Extinct family of insects

Chresmodidae is an extinct family of Mesozoic insects within the superorder Polyneoptera.

==Genera==
- Chresmoda Late Jurassic-Cenomanian, Worldwide
- Jurachresmoda Zhang, Ren & Shih, 2008 Middle Jurassic, Jiulongshan Formation
- Sinochresmoda Zhang, Ren & Pang, 2008 Early Cretaceous, Yixian Formation

Prochresmoda from the Triassic of Kyrgyzstan is not currently considered part of the group and is considered to be more closely related to Triassophasma and Palaeochresmoda.

Their affinities within the Polyneoptera have long been considered uncertain. Some authors have suggested that they represent a derived group of cockroaches.

==Description==
Chresmodidae are large enigmatic insects with very long specialized legs, probably adapted for skating on the water surface, similar to extant water skaters.
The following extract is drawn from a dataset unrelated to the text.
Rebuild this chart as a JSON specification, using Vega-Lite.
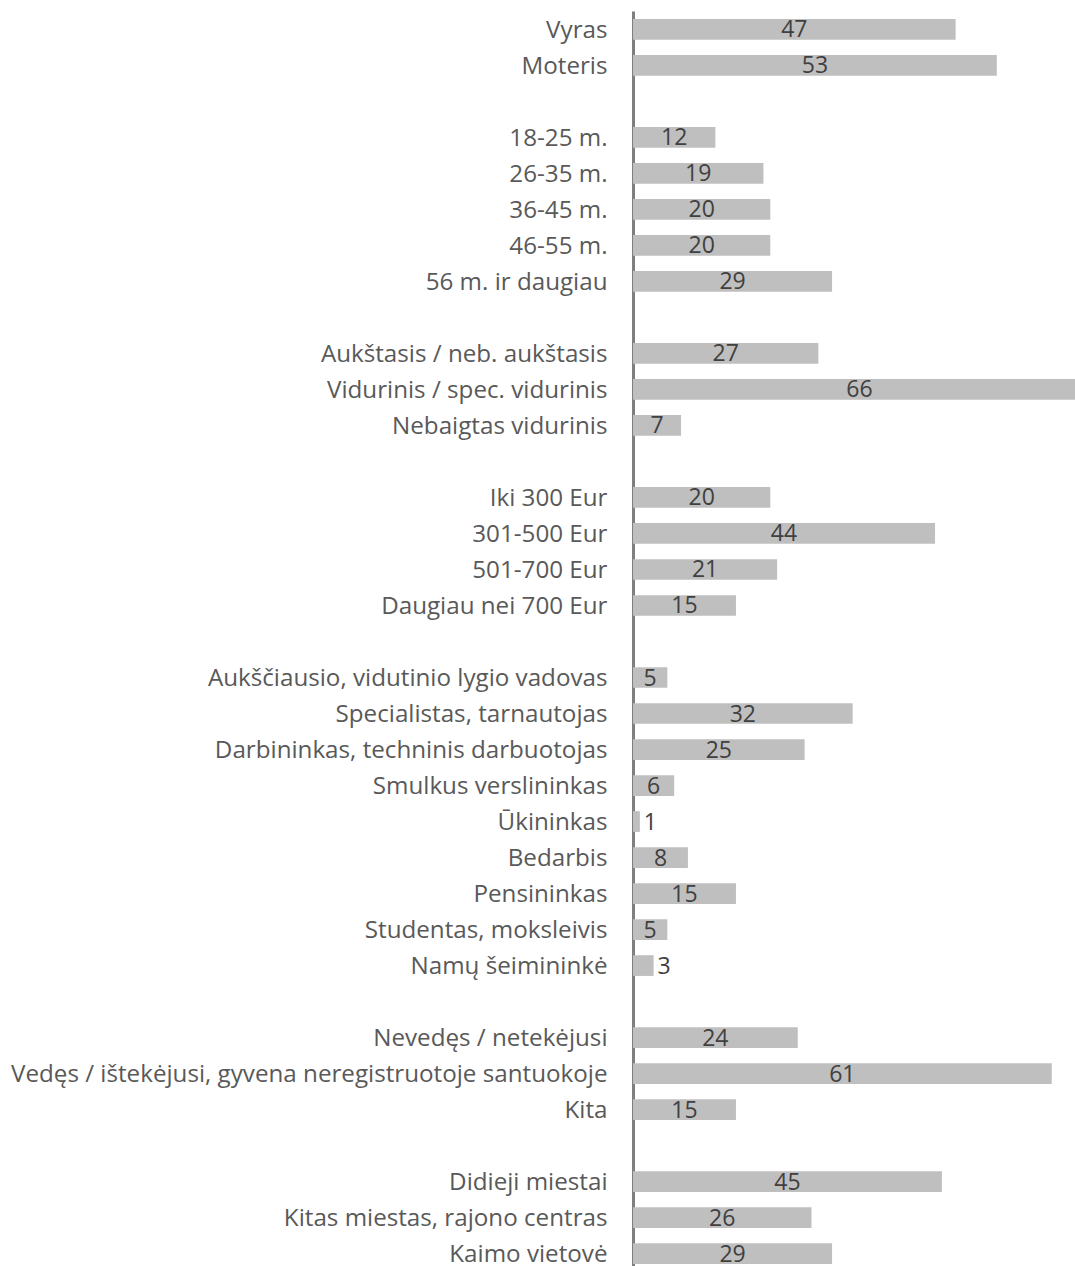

They can reach a size of about 17 cm. and even 19 cm.

These Polyneoptera of uncertain position have been considered aquatic, living on the water surface, probably predaceous on nektonic small animals.

They lived during the Cretaceous of Brazil, China, Lebanon, Spain, United Kingdom, as well as in the Jurassic of Germany and China, from ~166.0 to 94.3 Ma.